Prompt → Copy everything in the listing below word for word, apart from any images.

Data →

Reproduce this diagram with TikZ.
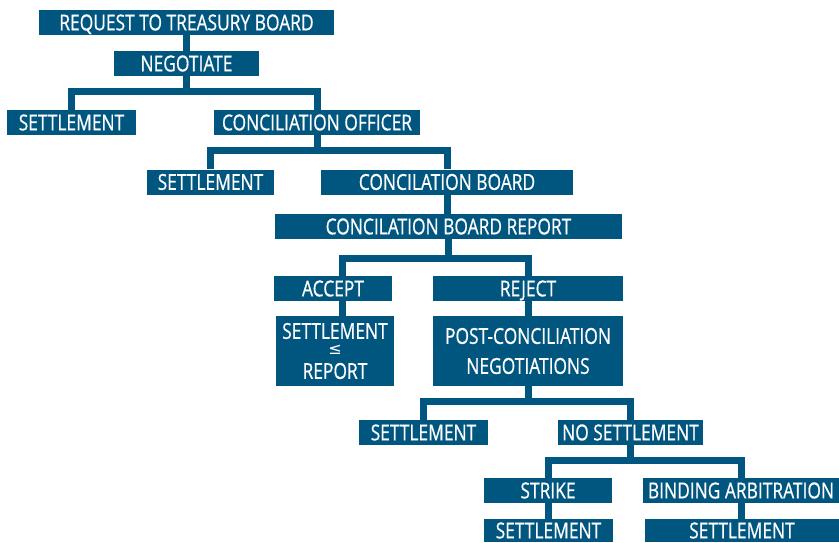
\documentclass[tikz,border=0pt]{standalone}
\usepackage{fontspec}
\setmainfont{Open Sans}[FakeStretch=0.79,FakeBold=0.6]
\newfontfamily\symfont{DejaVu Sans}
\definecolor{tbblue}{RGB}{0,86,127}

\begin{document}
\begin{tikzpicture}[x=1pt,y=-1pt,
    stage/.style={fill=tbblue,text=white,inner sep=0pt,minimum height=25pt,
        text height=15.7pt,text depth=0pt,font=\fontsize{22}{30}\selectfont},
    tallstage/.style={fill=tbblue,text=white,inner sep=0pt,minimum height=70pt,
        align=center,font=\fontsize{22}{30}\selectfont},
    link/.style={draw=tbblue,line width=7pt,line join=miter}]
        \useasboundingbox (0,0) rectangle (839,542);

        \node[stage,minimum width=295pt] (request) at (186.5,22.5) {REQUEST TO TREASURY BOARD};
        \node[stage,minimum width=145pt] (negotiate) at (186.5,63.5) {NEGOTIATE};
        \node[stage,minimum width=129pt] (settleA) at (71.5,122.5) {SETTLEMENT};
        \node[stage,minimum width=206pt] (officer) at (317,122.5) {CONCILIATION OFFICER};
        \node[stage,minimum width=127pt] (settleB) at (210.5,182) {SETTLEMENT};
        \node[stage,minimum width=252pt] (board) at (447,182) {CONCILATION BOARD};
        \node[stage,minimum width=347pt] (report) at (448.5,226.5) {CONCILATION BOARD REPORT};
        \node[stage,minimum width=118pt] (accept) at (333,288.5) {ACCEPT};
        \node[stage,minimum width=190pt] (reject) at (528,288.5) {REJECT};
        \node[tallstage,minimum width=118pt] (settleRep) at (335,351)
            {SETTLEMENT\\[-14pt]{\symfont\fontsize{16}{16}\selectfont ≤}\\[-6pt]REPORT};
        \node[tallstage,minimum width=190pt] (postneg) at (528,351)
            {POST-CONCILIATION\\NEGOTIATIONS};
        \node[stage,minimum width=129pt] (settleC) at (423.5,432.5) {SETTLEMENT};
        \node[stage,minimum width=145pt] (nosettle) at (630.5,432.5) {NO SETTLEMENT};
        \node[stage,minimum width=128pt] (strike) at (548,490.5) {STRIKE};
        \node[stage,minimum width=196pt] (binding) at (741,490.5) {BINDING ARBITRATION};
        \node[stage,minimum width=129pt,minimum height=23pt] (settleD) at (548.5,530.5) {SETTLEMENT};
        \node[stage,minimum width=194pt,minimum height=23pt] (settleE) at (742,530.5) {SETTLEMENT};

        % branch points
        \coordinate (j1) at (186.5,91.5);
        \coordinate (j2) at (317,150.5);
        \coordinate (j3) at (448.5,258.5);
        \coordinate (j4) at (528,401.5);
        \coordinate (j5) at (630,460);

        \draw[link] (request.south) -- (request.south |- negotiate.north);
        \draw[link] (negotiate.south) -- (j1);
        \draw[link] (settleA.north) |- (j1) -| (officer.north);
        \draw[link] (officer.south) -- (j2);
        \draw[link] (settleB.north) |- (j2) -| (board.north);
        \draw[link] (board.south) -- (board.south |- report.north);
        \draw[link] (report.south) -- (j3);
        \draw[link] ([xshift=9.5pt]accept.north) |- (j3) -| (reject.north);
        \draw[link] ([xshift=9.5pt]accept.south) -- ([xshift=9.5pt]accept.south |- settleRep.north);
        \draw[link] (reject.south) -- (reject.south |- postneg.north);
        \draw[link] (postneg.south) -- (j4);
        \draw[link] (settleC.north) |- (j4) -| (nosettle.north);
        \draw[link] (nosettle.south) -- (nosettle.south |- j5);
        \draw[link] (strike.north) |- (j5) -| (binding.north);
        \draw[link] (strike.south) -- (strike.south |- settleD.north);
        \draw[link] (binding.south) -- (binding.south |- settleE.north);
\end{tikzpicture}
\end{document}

Exercise response →
Reproduce this diagram with TikZ.
\documentclass[tikz,border=0pt]{standalone}
\usepackage{fontspec}
\setmainfont{Open Sans}[FakeStretch=0.79,FakeBold=0.6]
\newfontfamily\symfont{DejaVu Sans}
\definecolor{tbblue}{RGB}{0,86,127}

\begin{document}
\begin{tikzpicture}[x=1pt,y=-1pt,
    stage/.style={fill=tbblue,text=white,inner sep=0pt,minimum height=25pt,
        text height=15.7pt,text depth=0pt,font=\fontsize{22}{30}\selectfont},
    tallstage/.style={fill=tbblue,text=white,inner sep=0pt,minimum height=70pt,
        align=center,font=\fontsize{22}{30}\selectfont},
    link/.style={draw=tbblue,line width=7pt,line join=miter}]
        \useasboundingbox (0,0) rectangle (839,542);

        \node[stage,minimum width=295pt] (request) at (186.5,22.5) {REQUEST TO TREASURY BOARD};
        \node[stage,minimum width=145pt] (negotiate) at (186.5,63.5) {NEGOTIATE};
        \node[stage,minimum width=129pt] (settleA) at (71.5,122.5) {SETTLEMENT};
        \node[stage,minimum width=206pt] (officer) at (317,122.5) {CONCILIATION OFFICER};
        \node[stage,minimum width=127pt] (settleB) at (210.5,182) {SETTLEMENT};
        \node[stage,minimum width=252pt] (board) at (447,182) {CONCILATION BOARD};
        \node[stage,minimum width=347pt] (report) at (448.5,226.5) {CONCILATION BOARD REPORT};
        \node[stage,minimum width=118pt] (accept) at (333,288.5) {ACCEPT};
        \node[stage,minimum width=190pt] (reject) at (528,288.5) {REJECT};
        \node[tallstage,minimum width=118pt] (settleRep) at (335,351)
            {SETTLEMENT\\[-14pt]{\symfont\fontsize{16}{16}\selectfont ≤}\\[-6pt]REPORT};
        \node[tallstage,minimum width=190pt] (postneg) at (528,351)
            {POST-CONCILIATION\\NEGOTIATIONS};
        \node[stage,minimum width=129pt] (settleC) at (423.5,432.5) {SETTLEMENT};
        \node[stage,minimum width=145pt] (nosettle) at (630.5,432.5) {NO SETTLEMENT};
        \node[stage,minimum width=128pt] (strike) at (548,490.5) {STRIKE};
        \node[stage,minimum width=196pt] (binding) at (741,490.5) {BINDING ARBITRATION};
        \node[stage,minimum width=129pt,minimum height=23pt] (settleD) at (548.5,530.5) {SETTLEMENT};
        \node[stage,minimum width=194pt,minimum height=23pt] (settleE) at (742,530.5) {SETTLEMENT};

        % branch points
        \coordinate (j1) at (186.5,91.5);
        \coordinate (j2) at (317,150.5);
        \coordinate (j3) at (448.5,258.5);
        \coordinate (j4) at (528,401.5);
        \coordinate (j5) at (630,460);

        \draw[link] (request.south) -- (request.south |- negotiate.north);
        \draw[link] (negotiate.south) -- (j1);
        \draw[link] (settleA.north) |- (j1) -| (officer.north);
        \draw[link] (officer.south) -- (j2);
        \draw[link] (settleB.north) |- (j2) -| (board.north);
        \draw[link] (board.south) -- (board.south |- report.north);
        \draw[link] (report.south) -- (j3);
        \draw[link] ([xshift=9.5pt]accept.north) |- (j3) -| (reject.north);
        \draw[link] ([xshift=9.5pt]accept.south) -- ([xshift=9.5pt]accept.south |- settleRep.north);
        \draw[link] (reject.south) -- (reject.south |- postneg.north);
        \draw[link] (postneg.south) -- (j4);
        \draw[link] (settleC.north) |- (j4) -| (nosettle.north);
        \draw[link] (nosettle.south) -- (nosettle.south |- j5);
        \draw[link] (strike.north) |- (j5) -| (binding.north);
        \draw[link] (strike.south) -- (strike.south |- settleD.north);
        \draw[link] (binding.south) -- (binding.south |- settleE.north);
\end{tikzpicture}
\end{document}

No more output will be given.